Make an exact copy of the lines, leaving the pictures out.

>> Begin

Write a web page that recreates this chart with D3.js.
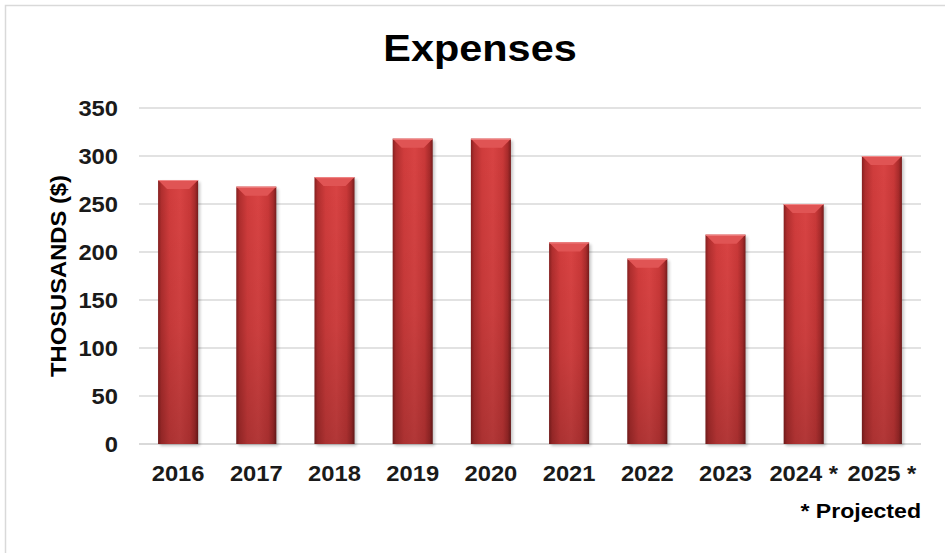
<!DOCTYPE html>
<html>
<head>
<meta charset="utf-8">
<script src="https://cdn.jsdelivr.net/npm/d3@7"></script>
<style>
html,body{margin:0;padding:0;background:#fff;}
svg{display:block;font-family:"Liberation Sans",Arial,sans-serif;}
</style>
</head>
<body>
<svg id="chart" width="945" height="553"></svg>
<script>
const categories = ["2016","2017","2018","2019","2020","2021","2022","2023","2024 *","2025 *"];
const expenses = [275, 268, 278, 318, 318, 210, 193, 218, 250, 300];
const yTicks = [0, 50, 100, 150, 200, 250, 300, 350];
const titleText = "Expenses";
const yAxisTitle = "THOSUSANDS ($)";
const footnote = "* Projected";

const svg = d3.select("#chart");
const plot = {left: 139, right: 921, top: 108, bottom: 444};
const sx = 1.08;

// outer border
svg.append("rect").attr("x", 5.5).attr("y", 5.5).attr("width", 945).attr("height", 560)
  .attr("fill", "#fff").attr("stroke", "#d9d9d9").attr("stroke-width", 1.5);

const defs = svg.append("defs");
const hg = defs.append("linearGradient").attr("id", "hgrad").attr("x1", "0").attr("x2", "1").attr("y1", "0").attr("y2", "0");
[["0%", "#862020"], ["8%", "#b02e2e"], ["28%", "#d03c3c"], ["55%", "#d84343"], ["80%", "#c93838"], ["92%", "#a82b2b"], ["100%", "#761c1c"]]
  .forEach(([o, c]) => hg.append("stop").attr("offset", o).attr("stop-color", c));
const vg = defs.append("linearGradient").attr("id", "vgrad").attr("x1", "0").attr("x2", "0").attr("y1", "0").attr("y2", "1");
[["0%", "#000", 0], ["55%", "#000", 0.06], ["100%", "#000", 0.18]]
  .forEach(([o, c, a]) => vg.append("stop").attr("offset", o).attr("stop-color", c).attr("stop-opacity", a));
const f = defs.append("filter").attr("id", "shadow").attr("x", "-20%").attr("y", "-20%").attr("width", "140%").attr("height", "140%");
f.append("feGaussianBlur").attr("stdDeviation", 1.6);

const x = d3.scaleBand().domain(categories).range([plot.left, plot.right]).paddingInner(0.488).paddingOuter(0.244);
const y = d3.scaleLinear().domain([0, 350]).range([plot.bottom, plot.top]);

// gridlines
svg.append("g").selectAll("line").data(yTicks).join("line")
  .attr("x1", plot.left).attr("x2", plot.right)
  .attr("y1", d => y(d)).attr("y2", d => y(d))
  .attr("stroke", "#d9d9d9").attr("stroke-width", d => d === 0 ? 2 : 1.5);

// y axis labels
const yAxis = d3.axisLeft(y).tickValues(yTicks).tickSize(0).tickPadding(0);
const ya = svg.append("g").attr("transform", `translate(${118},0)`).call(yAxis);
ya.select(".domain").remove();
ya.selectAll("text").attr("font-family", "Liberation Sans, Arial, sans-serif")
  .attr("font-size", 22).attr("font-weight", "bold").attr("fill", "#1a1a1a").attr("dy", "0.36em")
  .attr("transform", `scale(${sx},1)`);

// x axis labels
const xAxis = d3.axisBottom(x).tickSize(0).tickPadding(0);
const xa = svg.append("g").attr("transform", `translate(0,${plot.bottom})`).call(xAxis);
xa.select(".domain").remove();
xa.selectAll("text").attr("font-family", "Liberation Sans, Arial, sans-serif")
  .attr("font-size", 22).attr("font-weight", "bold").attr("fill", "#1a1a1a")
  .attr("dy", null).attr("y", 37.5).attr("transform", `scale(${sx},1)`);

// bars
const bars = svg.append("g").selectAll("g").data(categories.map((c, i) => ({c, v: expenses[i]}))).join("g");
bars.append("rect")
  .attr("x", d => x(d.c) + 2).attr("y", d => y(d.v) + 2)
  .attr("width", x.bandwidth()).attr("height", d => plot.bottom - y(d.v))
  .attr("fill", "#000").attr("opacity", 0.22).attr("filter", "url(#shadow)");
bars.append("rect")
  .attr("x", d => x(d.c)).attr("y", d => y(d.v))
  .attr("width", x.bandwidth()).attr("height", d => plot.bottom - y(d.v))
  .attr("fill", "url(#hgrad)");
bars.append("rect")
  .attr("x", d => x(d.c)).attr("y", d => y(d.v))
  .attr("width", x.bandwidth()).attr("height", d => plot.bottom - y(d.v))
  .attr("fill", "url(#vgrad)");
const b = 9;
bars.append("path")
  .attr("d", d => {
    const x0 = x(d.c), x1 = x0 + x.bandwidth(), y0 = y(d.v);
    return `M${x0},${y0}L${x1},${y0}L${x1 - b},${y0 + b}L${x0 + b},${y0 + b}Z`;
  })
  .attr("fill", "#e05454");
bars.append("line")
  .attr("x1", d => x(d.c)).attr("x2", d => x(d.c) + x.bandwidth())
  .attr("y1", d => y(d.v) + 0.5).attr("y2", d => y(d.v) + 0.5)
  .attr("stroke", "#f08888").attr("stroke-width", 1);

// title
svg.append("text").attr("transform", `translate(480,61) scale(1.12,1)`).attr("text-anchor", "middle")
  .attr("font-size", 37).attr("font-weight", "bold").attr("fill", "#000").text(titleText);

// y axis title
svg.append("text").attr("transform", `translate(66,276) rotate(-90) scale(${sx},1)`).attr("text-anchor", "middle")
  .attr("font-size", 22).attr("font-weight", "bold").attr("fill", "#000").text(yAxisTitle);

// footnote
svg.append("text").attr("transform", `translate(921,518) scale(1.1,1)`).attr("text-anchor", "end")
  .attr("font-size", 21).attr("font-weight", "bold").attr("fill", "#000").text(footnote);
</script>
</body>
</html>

>> End

=== Written solution ===
Write a web page that recreates this chart with D3.js.
<!DOCTYPE html>
<html>
<head>
<meta charset="utf-8">
<script src="https://cdn.jsdelivr.net/npm/d3@7"></script>
<style>
html,body{margin:0;padding:0;background:#fff;}
svg{display:block;font-family:"Liberation Sans",Arial,sans-serif;}
</style>
</head>
<body>
<svg id="chart" width="945" height="553"></svg>
<script>
const categories = ["2016","2017","2018","2019","2020","2021","2022","2023","2024 *","2025 *"];
const expenses = [275, 268, 278, 318, 318, 210, 193, 218, 250, 300];
const yTicks = [0, 50, 100, 150, 200, 250, 300, 350];
const titleText = "Expenses";
const yAxisTitle = "THOSUSANDS ($)";
const footnote = "* Projected";

const svg = d3.select("#chart");
const plot = {left: 139, right: 921, top: 108, bottom: 444};
const sx = 1.08;

// outer border
svg.append("rect").attr("x", 5.5).attr("y", 5.5).attr("width", 945).attr("height", 560)
  .attr("fill", "#fff").attr("stroke", "#d9d9d9").attr("stroke-width", 1.5);

const defs = svg.append("defs");
const hg = defs.append("linearGradient").attr("id", "hgrad").attr("x1", "0").attr("x2", "1").attr("y1", "0").attr("y2", "0");
[["0%", "#862020"], ["8%", "#b02e2e"], ["28%", "#d03c3c"], ["55%", "#d84343"], ["80%", "#c93838"], ["92%", "#a82b2b"], ["100%", "#761c1c"]]
  .forEach(([o, c]) => hg.append("stop").attr("offset", o).attr("stop-color", c));
const vg = defs.append("linearGradient").attr("id", "vgrad").attr("x1", "0").attr("x2", "0").attr("y1", "0").attr("y2", "1");
[["0%", "#000", 0], ["55%", "#000", 0.06], ["100%", "#000", 0.18]]
  .forEach(([o, c, a]) => vg.append("stop").attr("offset", o).attr("stop-color", c).attr("stop-opacity", a));
const f = defs.append("filter").attr("id", "shadow").attr("x", "-20%").attr("y", "-20%").attr("width", "140%").attr("height", "140%");
f.append("feGaussianBlur").attr("stdDeviation", 1.6);

const x = d3.scaleBand().domain(categories).range([plot.left, plot.right]).paddingInner(0.488).paddingOuter(0.244);
const y = d3.scaleLinear().domain([0, 350]).range([plot.bottom, plot.top]);

// gridlines
svg.append("g").selectAll("line").data(yTicks).join("line")
  .attr("x1", plot.left).attr("x2", plot.right)
  .attr("y1", d => y(d)).attr("y2", d => y(d))
  .attr("stroke", "#d9d9d9").attr("stroke-width", d => d === 0 ? 2 : 1.5);

// y axis labels
const yAxis = d3.axisLeft(y).tickValues(yTicks).tickSize(0).tickPadding(0);
const ya = svg.append("g").attr("transform", `translate(${118},0)`).call(yAxis);
ya.select(".domain").remove();
ya.selectAll("text").attr("font-family", "Liberation Sans, Arial, sans-serif")
  .attr("font-size", 22).attr("font-weight", "bold").attr("fill", "#1a1a1a").attr("dy", "0.36em")
  .attr("transform", `scale(${sx},1)`);

// x axis labels
const xAxis = d3.axisBottom(x).tickSize(0).tickPadding(0);
const xa = svg.append("g").attr("transform", `translate(0,${plot.bottom})`).call(xAxis);
xa.select(".domain").remove();
xa.selectAll("text").attr("font-family", "Liberation Sans, Arial, sans-serif")
  .attr("font-size", 22).attr("font-weight", "bold").attr("fill", "#1a1a1a")
  .attr("dy", null).attr("y", 37.5).attr("transform", `scale(${sx},1)`);

// bars
const bars = svg.append("g").selectAll("g").data(categories.map((c, i) => ({c, v: expenses[i]}))).join("g");
bars.append("rect")
  .attr("x", d => x(d.c) + 2).attr("y", d => y(d.v) + 2)
  .attr("width", x.bandwidth()).attr("height", d => plot.bottom - y(d.v))
  .attr("fill", "#000").attr("opacity", 0.22).attr("filter", "url(#shadow)");
bars.append("rect")
  .attr("x", d => x(d.c)).attr("y", d => y(d.v))
  .attr("width", x.bandwidth()).attr("height", d => plot.bottom - y(d.v))
  .attr("fill", "url(#hgrad)");
bars.append("rect")
  .attr("x", d => x(d.c)).attr("y", d => y(d.v))
  .attr("width", x.bandwidth()).attr("height", d => plot.bottom - y(d.v))
  .attr("fill", "url(#vgrad)");
const b = 9;
bars.append("path")
  .attr("d", d => {
    const x0 = x(d.c), x1 = x0 + x.bandwidth(), y0 = y(d.v);
    return `M${x0},${y0}L${x1},${y0}L${x1 - b},${y0 + b}L${x0 + b},${y0 + b}Z`;
  })
  .attr("fill", "#e05454");
bars.append("line")
  .attr("x1", d => x(d.c)).attr("x2", d => x(d.c) + x.bandwidth())
  .attr("y1", d => y(d.v) + 0.5).attr("y2", d => y(d.v) + 0.5)
  .attr("stroke", "#f08888").attr("stroke-width", 1);

// title
svg.append("text").attr("transform", `translate(480,61) scale(1.12,1)`).attr("text-anchor", "middle")
  .attr("font-size", 37).attr("font-weight", "bold").attr("fill", "#000").text(titleText);

// y axis title
svg.append("text").attr("transform", `translate(66,276) rotate(-90) scale(${sx},1)`).attr("text-anchor", "middle")
  .attr("font-size", 22).attr("font-weight", "bold").attr("fill", "#000").text(yAxisTitle);

// footnote
svg.append("text").attr("transform", `translate(921,518) scale(1.1,1)`).attr("text-anchor", "end")
  .attr("font-size", 21).attr("font-weight", "bold").attr("fill", "#000").text(footnote);
</script>
</body>
</html>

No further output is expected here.